A wild ride forecast for SA’s PGM miners as metal prices heading for “watershed year”

MAKING sense of the platinum group metals (PGM) industry right now is hard to do. The outlook for the platinum price has improved recently, but the prices of other metals mined as its by-product, such as palladium and rhodium, are heading in the opposite direction. Confusingly, the trajectories of lesser known PGMs, such as iridium and ruthenium are again different.

The challenge for industry analysts is two-fold. The outlook for primary metal supply from the world’s two largest producers, South Africa and Russia, has changed enormously. Russian PGM exports are sanctioned, though they still turn up in China. Primary supply from South African has been heavily disrupted by Eskom curtailments, an 80% increase in costs over the last few years, and under-investment in resource development which could some shafts – now cash-burning – close.

On the demand side, there’s even less clarity. Analysts can’t tell how quickly hydrogen technology, which is PGM intensive, might be rolled out. Does it work on an industrial scale, can it be produced cost effectively, and how might supporting infrastructure be rolled out are questions that continue to shape its future.

Standard Chartered Bank precious metals analyst, Suki Cooper estimates that hydrogen technology, which intensively uses PGMs, could drive 450,000 to 850,000 ounces in new annual PGM demand by 2030 – a significant variance underpinning the margins of uncertainty.

Another technology, electric vehicle (EV) batteries, is already here. The question, however, is where it goes from now, and how might it proliferate? Again, analysts can’t say with accuracy.

Henk de Hoop, CEO of industry consultancy SFA Oxford says uncertainty in lithium supply is a major concern for OEMs.

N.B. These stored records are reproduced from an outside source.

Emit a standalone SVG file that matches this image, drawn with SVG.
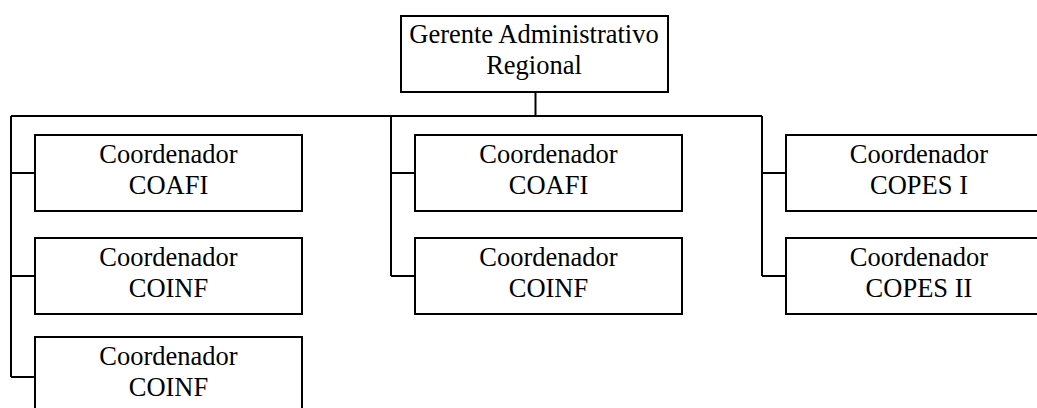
<svg xmlns="http://www.w3.org/2000/svg" width="1037" height="408" viewBox="0 0 1037 408">
  <style>
    .box { fill: #ffffff; stroke: #000000; stroke-width: 2; }
    .lbl { font-family: "Liberation Serif", "Times New Roman", serif; font-size: 26.5px; fill: #000000; text-anchor: middle; }
    .wire { fill: none; stroke: #000000; stroke-width: 2; }
  </style>
  <rect width="1037" height="408" fill="#ffffff"/>

  <!-- connectors -->
  <g id="connectors">
    <path class="wire" d="M535.5 92 V116 M11 116 H762"/>
    <path class="wire" d="M11 116 V377 M11 173 H35 M11 276 H35 M11 377 H35"/>
    <path class="wire" d="M391 116 V276 M391 173 H415 M391 276 H415"/>
    <path class="wire" d="M762 116 V276 M762 173 H786 M762 276 H786"/>
  </g>

  <g id="gerente">
    <rect class="box" x="401" y="16" width="267" height="76"/>
    <text class="lbl" x="534" y="43">Gerente Administrativo</text>
    <text class="lbl" x="534" y="74">Regional</text>
  </g>

  <g id="coafi-1">
    <rect class="box" x="35" y="135" width="267" height="76"/>
    <text class="lbl" x="168.5" y="163">Coordenador</text>
    <text class="lbl" x="168.5" y="193.5">COAFI</text>
  </g>
  <g id="coinf-1">
    <rect class="box" x="35" y="238" width="267" height="76"/>
    <text class="lbl" x="168.5" y="266">Coordenador</text>
    <text class="lbl" x="168.5" y="296.5">COINF</text>
  </g>
  <g id="coinf-2">
    <rect class="box" x="35" y="337" width="267" height="76"/>
    <text class="lbl" x="168.5" y="365">Coordenador</text>
    <text class="lbl" x="168.5" y="395.5">COINF</text>
  </g>

  <g id="coafi-2">
    <rect class="box" x="415" y="135" width="267" height="76"/>
    <text class="lbl" x="548.5" y="163">Coordenador</text>
    <text class="lbl" x="548.5" y="193.5">COAFI</text>
  </g>
  <g id="coinf-3">
    <rect class="box" x="415" y="238" width="267" height="76"/>
    <text class="lbl" x="548.5" y="266">Coordenador</text>
    <text class="lbl" x="548.5" y="296.5">COINF</text>
  </g>

  <g id="copes-1">
    <rect class="box" x="786" y="135" width="267" height="76"/>
    <text class="lbl" x="919" y="163">Coordenador</text>
    <text class="lbl" x="919" y="193.5">COPES I</text>
  </g>
  <g id="copes-2">
    <rect class="box" x="786" y="238" width="267" height="76"/>
    <text class="lbl" x="919" y="266">Coordenador</text>
    <text class="lbl" x="919" y="296.5">COPES II</text>
  </g>
</svg>
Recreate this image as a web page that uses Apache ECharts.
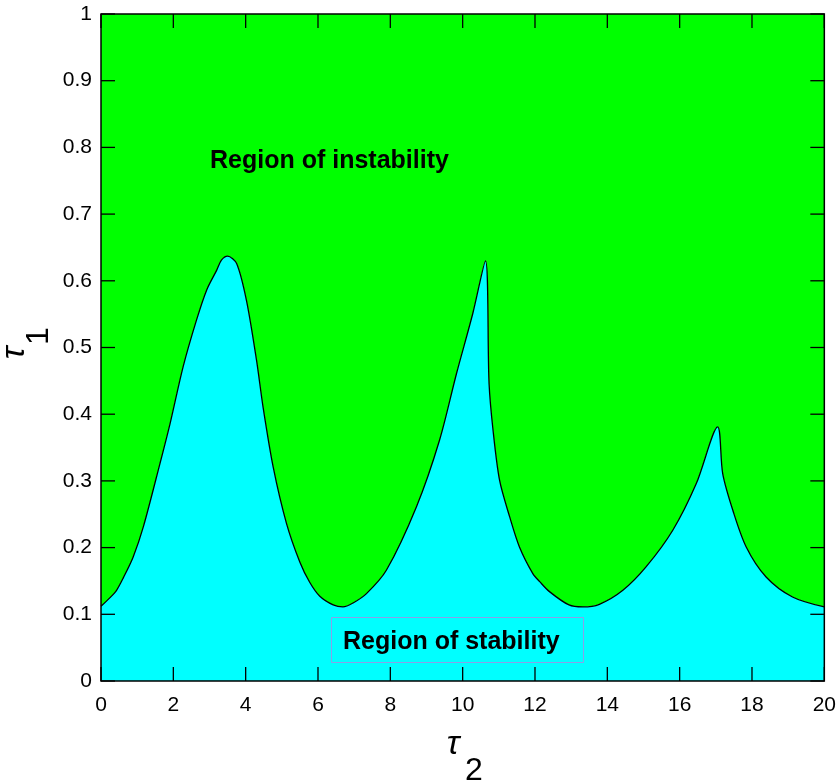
<!DOCTYPE html>
<html>
<head>
<meta charset="utf-8">
<script src="https://cdn.jsdelivr.net/npm/echarts@6/dist/echarts.min.js"></script>
<style>html,body{margin:0;padding:0;background:#fff}#c{width:839px;height:783px}</style>
</head>
<body>
<div id="c"></div>
<script>
// Boundary between stability and instability regions (tau2, tau1)
var tau2 = [0, 0.25, 0.43, 0.62, 0.89, 1.17, 1.63, 1.91, 2.27, 2.64, 2.92, 3.2, 3.33, 3.5, 3.75, 4.02, 4.3, 4.48, 4.76, 5.13, 5.5, 5.77, 6.05, 6.42, 6.69, 6.97, 7.34, 7.89, 8.72, 9.36, 9.83, 10.28, 10.63, 10.73, 10.84, 11.02, 11.3, 11.57, 11.94, 12.13, 12.4, 12.94, 13.32, 13.78, 14.43, 15.07, 15.81, 16.46, 17.05, 17.19, 17.47, 17.84, 18.39, 19.12, 20];
var tau1 = [0.112, 0.125, 0.136, 0.155, 0.186, 0.231, 0.326, 0.386, 0.471, 0.541, 0.586, 0.616, 0.631, 0.637, 0.626, 0.571, 0.481, 0.411, 0.321, 0.236, 0.178, 0.148, 0.127, 0.114, 0.111, 0.117, 0.131, 0.166, 0.261, 0.361, 0.461, 0.551, 0.630, 0.446, 0.376, 0.301, 0.246, 0.201, 0.161, 0.149, 0.134, 0.114, 0.111, 0.115, 0.136, 0.171, 0.226, 0.296, 0.381, 0.311, 0.256, 0.201, 0.156, 0.126, 0.111];
var xTicks = [0, 2, 4, 6, 8, 10, 12, 14, 16, 18, 20];
var yTicks = [0, 0.1, 0.2, 0.3, 0.4, 0.5, 0.6, 0.7, 0.8, 0.9, 1];
var regionLabels = ['Region of instability', 'Region of stability'];

var FONT = '"Liberation Sans", Arial, Helvetica, sans-serif';
var chart = echarts.init(document.getElementById('c'), null, {renderer: 'canvas'});
var data = tau2.map(function (x, i) { return [x, tau1[i]]; });
var X0 = xTicks[0], X1 = xTicks[xTicks.length - 1];
var Y0 = yTicks[0], Y1 = yTicks[yTicks.length - 1];
var TL = 7;

function yFmt(v) { return String(Math.round(v * 10) / 10); }
function line() { return {show: false, onZero: false}; }
function tickSeries(points, size, offset) {
  return {
    type: 'scatter', data: points, symbol: 'rect', symbolSize: size, symbolOffset: offset,
    itemStyle: {color: '#000', opacity: 1}, silent: true, clip: false, z: 10,
    emphasis: {disabled: true}
  };
}

chart.setOption({
  animation: false,
  backgroundColor: '#ffffff',
  grid: {left: 101, right: 13, top: 14, bottom: 102, show: true, backgroundColor: 'transparent', borderColor: '#000', borderWidth: 1.5, z: 6},
  xAxis: {type: 'value', min: X0, max: X1, interval: 2, position: 'bottom',
     splitLine: {show: false}, axisLine: line(), axisTick: {show: false},
     axisLabel: {color: '#000', fontSize: 21, fontFamily: FONT, margin: 14}},
  yAxis: {type: 'value', min: Y0, max: Y1, interval: 0.1, position: 'left',
     splitLine: {show: false}, axisLine: line(), axisTick: {show: false},
     axisLabel: {color: '#000', fontSize: 21, fontFamily: FONT, margin: 9, formatter: yFmt}},
  series: [{
    // region of instability: above the boundary
    type: 'line',
    data: data,
    showSymbol: false,
    symbol: 'none',
    smooth: 0.3,
    lineStyle: {width: 0, opacity: 0},
    areaStyle: {color: '#00ff00', opacity: 1, origin: 'end'},
    z: 1
  }, {
    // region of stability: below the boundary
    type: 'line',
    data: data,
    showSymbol: false,
    symbol: 'none',
    smooth: 0.3,
    lineStyle: {color: '#000', width: 1.3},
    areaStyle: {color: '#00ffff', opacity: 1, origin: 'start'},
    z: 2
  },
  // inward ticks on all four edges
  tickSeries(xTicks.map(function (v) { return [v, Y0]; }), [1.3, TL * 2], [0, -TL / 2 - 3.5]),
  tickSeries(xTicks.map(function (v) { return [v, Y1]; }), [1.3, TL * 2], [0, TL / 2 + 3.5]),
  tickSeries(yTicks.map(function (v) { return [X0, v]; }), [TL * 2, 1.3], [TL / 2 + 3.5, 0]),
  tickSeries(yTicks.map(function (v) { return [X1, v]; }), [TL * 2, 1.3], [-TL / 2 - 3.5, 0])
  ],
  graphic: [
    {type: 'text', left: 210, top: 149, z: 10,
     style: {text: regionLabels[0], font: 'bold 25px ' + FONT, fill: '#000'}},
    {type: 'rect', shape: {x: 331.5, y: 617.5, width: 252, height: 45}, z: 9,
     style: {fill: 'none', stroke: '#8aa0e8', lineWidth: 1}},
    {type: 'text', left: 343, top: 630, z: 10,
     style: {text: regionLabels[1], font: 'bold 25px ' + FONT, fill: '#000'}},
    // x-axis name: tau_2
    {type: 'text', x: 453, y: 762, z: 10,
     style: {text: 'τ', font: 'italic 34px ' + FONT, fill: '#000', textAlign: 'center', textVerticalAlign: 'bottom'}},
    {type: 'text', x: 474, y: 787, z: 10,
     style: {text: '2', font: '32px ' + FONT, fill: '#000', textAlign: 'center', textVerticalAlign: 'bottom'}},
    // y-axis name: tau_1
    {type: 'text', x: 32, y: 353, rotation: Math.PI / 2, z: 10,
     style: {text: 'τ', font: 'italic 34px ' + FONT, fill: '#000', textAlign: 'center', textVerticalAlign: 'bottom'}},
    {type: 'text', x: 55, y: 336, rotation: Math.PI / 2, z: 10,
     style: {text: '1', font: '32px ' + FONT, fill: '#000', textAlign: 'center', textVerticalAlign: 'bottom'}}
  ]
});
</script>
</body>
</html>
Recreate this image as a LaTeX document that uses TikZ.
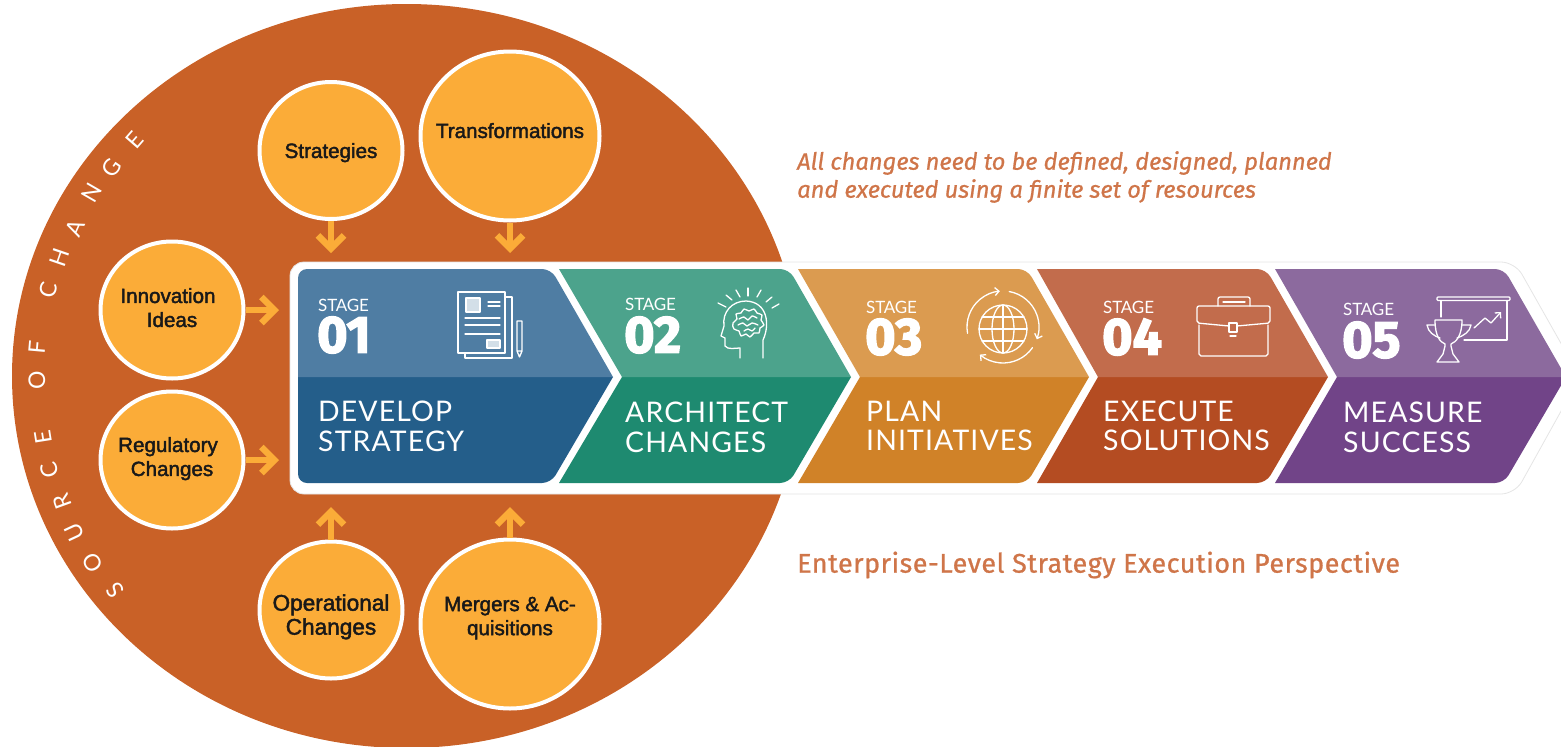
\documentclass[tikz,border=0pt]{standalone}
\usepackage{fontspec}
\setmainfont{Fira Sans}
\newfontfamily\bubblefont[FakeBold=2]{Liberation Sans}
\newfontfamily\capsfont[LetterSpace=4]{Lato}
\newfontfamily\stagefont[LetterSpace=-1]{Lato}
\newfontfamily\numberfont[FakeBold=3]{Fira Sans}
\newfontfamily\notefont[FakeBold=0.8]{Fira Sans}
\newfontfamily\perspectivefont[FakeBold=0.9,LetterSpace=2]{Fira Sans}
\usetikzlibrary{arrows.meta,shapes.geometric}
\definecolor{sourceorange}{HTML}{C96127}
\definecolor{bubbleorange}{HTML}{FBAC38}
\definecolor{notetext}{HTML}{CF7549}
\definecolor{blueup}{HTML}{4F7DA3}
\definecolor{bluedown}{HTML}{245E8A}
\definecolor{greenup}{HTML}{4CA38C}
\definecolor{greendown}{HTML}{1E8A70}
\definecolor{amberup}{HTML}{DB9B50}
\definecolor{amberdown}{HTML}{D08228}
\definecolor{rustup}{HTML}{C26C4C}
\definecolor{rustdown}{HTML}{B44C22}
\definecolor{purpleup}{HTML}{8C6A9E}
\definecolor{purpledown}{HTML}{714488}

\begin{document}
\begin{tikzpicture}[x=1pt,y=-1pt]
\tikzstyle{bubble}=[ellipse, draw=white, line width=4pt, fill=bubbleorange, inner xsep=-60pt, inner ysep=-20pt, align=center, font=\bubblefont\fontsize{20.6}{24}\selectfont, text=black!90]
\tikzstyle{small bubble}=[bubble, minimum width=143pt, minimum height=137pt]
\tikzstyle{big bubble}=[bubble, minimum width=179pt, minimum height=169pt]
\tikzstyle{feed}=[bubbleorange, line width=6.5pt, -{Straight Barb[length=13pt,width=26pt]}]
\tikzstyle{ring}=[white, font=\capsfont\fontsize{23}{23}\selectfont, inner sep=0pt]
\tikzstyle{stage word}=[white, anchor=west, inner sep=0pt, font=\stagefont\fontsize{17}{17}\selectfont]
\tikzstyle{stage number}=[white, anchor=west, inner sep=0pt, font=\numberfont\bfseries\fontsize{52}{52}\selectfont]
\tikzstyle{stage title}=[white, anchor=west, inner sep=0pt, align=left, font=\capsfont\fontsize{28.4}{29.5}\selectfont]
\tikzstyle{note}=[notetext, anchor=west, inner sep=0pt]
\tikzstyle{icon}=[white, line width=1.3pt, line join=round, line cap=round]
\useasboundingbox (0,0) rectangle (1561,747);
\fill [sourceorange] (406.6,376) ellipse [x radius=394.6, y radius=372];
\filldraw [draw=black!10, fill=white, line width=0.8pt, rounded corners=14] (290,377) -- (290,262) -- (1515,262) -- (1580,377) -- (1515,494) -- (290,494) -- cycle;
\fill [bluedown] (298,377) [rounded corners=9] -- (298,483) -- (551,483) [sharp corners] -- (613,377) -- cycle;
\fill [blueup] (298,377) [rounded corners=9] -- (298,269) -- (551,269) [sharp corners] -- (613,377) -- cycle;
\fill [greendown] (622,377) -- (559,483) [rounded corners=9] -- (789,483) [sharp corners] -- (851,377) -- cycle;
\fill [greenup] (622,377) -- (559,269) [rounded corners=9] -- (789,269) [sharp corners] -- (851,377) -- cycle;
\fill [amberdown] (860,377) -- (798,483) [rounded corners=9] -- (1027,483) [sharp corners] -- (1089,377) -- cycle;
\fill [amberup] (860,377) -- (798,269) [rounded corners=9] -- (1027,269) [sharp corners] -- (1089,377) -- cycle;
\fill [rustdown] (1098,377) -- (1037,483) [rounded corners=9] -- (1266,483) [sharp corners] -- (1328,377) -- cycle;
\fill [rustup] (1098,377) -- (1037,269) [rounded corners=9] -- (1266,269) [sharp corners] -- (1328,377) -- cycle;
\fill [purpledown] (1337,377) -- (1275,483) [rounded corners=9] -- (1504,483) [sharp corners] -- (1566,377) -- cycle;
\fill [purpleup] (1337,377) -- (1275,269) [rounded corners=9] -- (1504,269) [sharp corners] -- (1566,377) -- cycle;
\draw (331,150.5) node (strategies) [small bubble] {\mbox{}\\[-4.8pt]Strategies};
\draw (510,136) node (transformations) [big bubble] {Transformations\\[-13pt]\mbox{}};
\draw (172,310) node (innovation) [small bubble] {Innovation\hspace*{8pt}\\Ideas\hspace*{8pt}\\[-19pt]\mbox{}};
\draw (172,460) node (regulatory) [small bubble] {Regulatory\hspace*{8pt}\\Changes\hspace*{8pt}\\[-17pt]\mbox{}};
\draw (331,610) node (operational) [small bubble,font=\bubblefont\fontsize{22.6}{24}\selectfont] {\mbox{}\\[6pt]Operational\\Changes};
\draw (510,624) node (mergers) [big bubble] {Mergers \& Ac-\\quisitions\\[-8pt]\mbox{}};
\coordinate (strategiesend) at (331,253);
\coordinate (transformationsend) at (510,253);
\coordinate (innovationend) at (279,310);
\coordinate (regulatoryend) at (279,460);
\coordinate (operationalend) at (331,507);
\coordinate (mergersend) at (510,507);
\draw [feed] (strategies) -- (strategiesend);
\draw [feed] (transformations) -- (transformationsend);
\draw [feed] (innovation) -- (innovationend);
\draw [feed] (regulatory) -- (regulatoryend);
\draw [feed] (operational) -- (operationalend);
\draw [feed] (mergers) -- (mergersend);
\draw (115,590) node (ringa) [ring,rotate=126] {S};
\draw (93,563) node (ringb) [ring,rotate=121] {O};
\draw (75,532) node (ringc) [ring,rotate=115] {U};
\draw (62,502) node (ringd) [ring,rotate=110] {R};
\draw (50,470) node (ringe) [ring,rotate=105] {C};
\draw (43,437) node (ringf) [ring,rotate=99] {E};
\draw (37,380) node (ringg) [ring,rotate=90] {O};
\draw (37,347) node (ringh) [ring,rotate=85] {F};
\draw (48,290) node (ringi) [ring,rotate=76] {C};
\draw (60,258) node (ringj) [ring,rotate=71] {H};
\draw (75,228) node (ringk) [ring,rotate=66] {A};
\draw (92,193) node (ringl) [ring,rotate=60] {N};
\draw (112,168) node (ringm) [ring,rotate=55] {G};
\draw (135,140) node (ringn) [ring,rotate=49] {E};
\draw (318,305) node (stageworda) [stage word] {STAGE};
\draw (317,335) node (stagenuma) [stage number] {01};
\draw (318,426.5) node (titlea) [stage title] {DEVELOP\\STRATEGY};
\draw (625,304) node (stagewordb) [stage word] {STAGE};
\draw (624,335) node (stagenumb) [stage number] {02};
\draw (625,427.5) node (titleb) [stage title] {ARCHITECT\\CHANGES};
\draw (866,307) node (stagewordc) [stage word] {STAGE};
\draw (865,337) node (stagenumc) [stage number] {03};
\draw (866,426) node (titlec) [stage title] {PLAN\\INITIATIVES};
\draw (1103,307) node (stagewordd) [stage word] {STAGE};
\draw (1102,337) node (stagenumd) [stage number] {04};
\draw (1103,426) node (titled) [stage title] {EXECUTE\\SOLUTIONS};
\draw (1343,309) node (stageworde) [stage word] {STAGE};
\draw (1342,340) node (stagenume) [stage number] {05};
\draw (1343,427.5) node (titlee) [stage title] {MEASURE\\SUCCESS};
\draw (797,163) node (notea) [note,font=\notefont\itshape\fontsize{23.7}{24}\selectfont] {All changes need to be defined, designed, planned};
\draw (797,191) node (noteb) [note,font=\notefont\itshape\fontsize{23.7}{24}\selectfont] {and executed using a finite set of resources};
\draw (797,565) node (perspective) [note,font=\perspectivefont\fontsize{26.9}{27}\selectfont] {Enterprise-Level Strategy Execution Perspective};
\draw [icon] (505,297) -- (512,297) -- (512,358) -- (465,358) -- (465,353);
\draw [icon] (458,292) rectangle (505,353);
\draw [icon,fill=white!75!blueup] (466,298) rectangle (480,312);
\draw [icon] (488,302) -- (500,302);
\draw [icon] (488,306) -- (500,306);
\draw [icon] (465,318) -- (500,318);
\draw [icon] (465,325) -- (500,325);
\draw [icon] (465,334) -- (500,334);
\draw [icon,fill=white!75!blueup] (487,340) rectangle (500,348);
\draw [icon] (517,321) rectangle (522,351) -- (519.5,357) -- (517,351);
\draw [icon] (763,358) -- (763,340) .. controls (770,325) and (768,302) .. (746,301) .. controls (732,301) and (722,312) .. (724,326) -- (721,336) -- (725,338) -- (725,346) .. controls (728,350) and (735,348) .. (740,348) -- (740,358);
\draw [icon] plot [smooth cycle,tension=0.8] coordinates {(733,323) (737,319) (736,314) (741,313) (744,309) (749,311) (754,309) (757,313) (762,315) (761,320) (764,325) (760,328) (759,333) (754,333) (750,337) (746,334) (741,336) (739,331) (734,329)};
\draw [icon] plot [smooth] coordinates {(739,319) (744,317) (748,320) (752,316) (757,318)};
\draw [icon] plot [smooth] coordinates {(738,325) (743,323) (747,326) (752,323) (758,325)};
\draw [icon] plot [smooth] coordinates {(744,331) (748,329) (752,331) (755,328)};
\draw [icon] (718,303) -- (726,307);
\draw [icon] (726,295) -- (732,300);
\draw [icon] (736,290) -- (740,297);
\draw [icon] (748,288) -- (748,296);
\draw [icon] (761,290) -- (757,297);
\draw [icon] (772,297) -- (766,302);
\draw [icon] (779,304) -- (772,308);
\draw [icon] (1003,329) circle [radius=24];
\draw [icon] (1003,329) ellipse [x radius=11, y radius=24];
\draw [icon] (1003,305) -- (1003,353);
\draw [icon] (979,329) -- (1027,329);
\draw [icon] (982,317) -- (1024,317);
\draw [icon] (982,341) -- (1024,341);
\draw [icon,-{Straight Barb[length=4pt,width=8pt]}] (1003,327) ++(170:36) arc [start angle=170, end angle=265, radius=36];
\draw [icon,-{Straight Barb[length=4pt,width=8pt]}] (1003,327) ++(280:36) arc [start angle=280, end angle=380, radius=36];
\draw [icon,-{Straight Barb[length=4pt,width=8pt]}] (1003,327) ++(35:36) arc [start angle=35, end angle=130, radius=36];
\draw [icon] (1199,325) -- (1199,354) -- (1201,356) -- (1266,356) -- (1268,354) -- (1268,325);
\draw [icon,rounded corners=2] (1229,326) -- (1197,323) -- (1197,306) -- (1270,306) -- (1270,323) -- (1237,326);
\draw [icon,rounded corners=2] (1218,306) -- (1218,297) -- (1250,297) -- (1250,306);
\draw [icon] (1223,302) -- (1245,302);
\draw [icon] (1229,323) rectangle (1237,332);
\draw [icon] (1230,336) -- (1236,336);
\draw [icon,rounded corners=1] (1437,297) rectangle (1510,300.5);
\draw [icon] (1441,300.5) -- (1441,317);
\draw [icon] (1507,300.5) -- (1507,340) -- (1464,340);
\draw [icon,-{Straight Barb[length=4pt,width=8pt]}] (1474,328) -- (1485,318) -- (1491,323) -- (1501,312);
\draw [icon] (1435,320) -- (1462,320) .. controls (1462,336) and (1456,342) .. (1451,344) -- (1451,346) -- (1453,354) -- (1459,362) -- (1437,362) -- (1443,354) -- (1445,346) -- (1445,344) .. controls (1440,342) and (1435,336) .. (1435,320);
\draw [icon] (1435,325) -- (1427,325) .. controls (1428,332) and (1434,336) .. (1440,338);
\draw [icon] (1462,325) -- (1471,325) .. controls (1470,332) and (1463,336) .. (1457,338);
\end{tikzpicture}
\end{document}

So fragile is the lithium market that even increases in the adoption of home solar applications has the potential to disturb its balance, he says. The mines required for two-thirds of projected lithium supply have yet to be built.

What can be said however is that PGMs are in for a ride, especially given short-term macroeconomic concerns linked to the reopening of China’s economy this year, which may disappoint depending on the extent of its metal inventories.

“We really think this will be a watershed year for PGMs,” says Cooper. The serial deficits that drove the palladium price to its historic highs between 2016 to 2021 are over as automakers switch to cheaper platinum for standard autocatalyst production. The platinum market is inversely heading for serial deficits of its own, the price of which will exceed palladium by 2025, says Cooper.

The share prices for the JSE’s major PGM producers reflect some of the market uncertainty as well as company specific concerns. Anglo American Platinum (Amplats), for instance has halved in the last 12 months. The share has come off an all-time high just over a year ago in a correction that potentially presages a new era for the company. According to Adrian Hammond, an analyst for Standard Bank Group Securities, Amplats will lose its “flagship” status as the industry’s lowest all-in cost producer in five years’ time.

That’s because of costly new investment, primarily the underground expansion of its Mogalakwena mine and the construction of a third concentrator. It will see Amplats pumping billions of rands into its operations at a time of high industry inflation. This search for new resources is underway elsewhere in the industry such as Impala Platinum’s bid for Royal Bafokeng Platinum (RBPlat), the aim of which is to extend the life of its Rustenburg division. An estimated 450,000 oz in annual production could be shed if the RBPlat transaction fails.

The Mogalakwena investment and bid for RBPlat stem from chronic under-investment in South Africa’s PGM industry between 2011 and 2018. It is now embroiled in an urgent game of catch-up, according to RMB Morgan Stanley. The bank estimates industry capex this year alone will top R50bn – a fourfold increase since 2016 – and could be similar in 2024, outstripping the additional stress of cost inflation.

It’s worth emphasising this capital spend is in order to sustain metal production rather than grow it. Primary PGM production from South Africa fell 15% last year, according to the Minerals Council, and could decline again this year another 5% to 15%, depending on the extent of Eskom power curtailments.

Long-term, this is positive for PGM pricing, but for now high-spending South African PGM producers are low-yield and unattractive, despite recent sell-offs, especially given cost inflation. Except, perhaps, one.

Speaking at the PGM Industry Day, a conference held in Johannesburg, Hammond said that in the absence of a 20% increase in the rand-basket price of PGMs only production growth would offset cost inflation.

“It’s the only company not shown behind me,” he said indicating the board of conference sponsors the speakers had for backdrop. That was Northam Platinum which said in at its interim results presentation in March that it was “on the way” to becoming a one million ounce a year producer after registering half-year production of 393,000 oz, an 11% year-on-year improvement.